Anthony Samuel Ippolito (September 19, 1917 – November 12, 1951) was an American professional football guard who played one season with the Chicago Bears of the National Football League (NFL). He was selected by the Philadelphia Eagles in the seventh round of the 1939 NFL draft after playing college football at Purdue University.

==Early life and college==
Anthony Samuel Ippolito was born on September 19, 1917, in Chicago, Illinois. He attended St. Ignatius College Prep in Chicago.

Ippolito played college football for the Purdue Boilermakers of Purdue University. He was on the freshman team in 1935. He was a letterman in 1936 and 1938.

==Professional career==
Ippolito was selected by the Philadelphia Eagles in the seventh round, with the 54th overall pick, of the 1939 NFL draft. However, he did not sign with the Eagles.

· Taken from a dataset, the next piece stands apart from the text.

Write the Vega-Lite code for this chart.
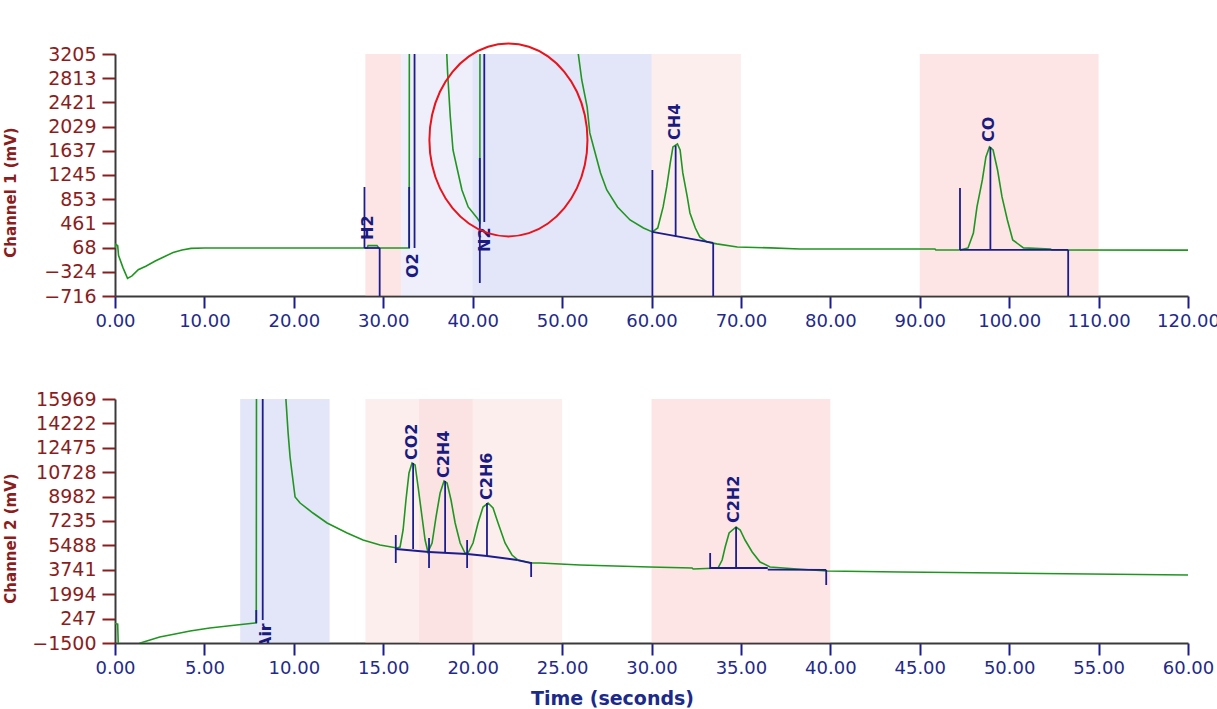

Ippolito signed with the St. Louis Gunners of the American Professional Football Association on October 25, 1939.

Ippolito signed with the Chicago Cardinals of the NFL on August 2, 1940. He was later released.

Ippolito played for the independent Chicago Gunners during the 1940 season.

He played in nine games for the Chicago Bears of the NFL in 1943 and recorded one interception. He also played in the 1943 NFL Championship Game, a 41–21 victory over the Washington Redskins.

==Personal life==
Ippolito served in the United States Army during World War II as a medical officer in the 102nd Infantry Regiment. He graduated from the Loyola School of Medicine and became an orthopedic surgeon in Chicago.

On November 12, 1951, in Evanston, Wyoming, Ippolito and his wife died in the train collision between the City of Los Angeles and City of San Francisco.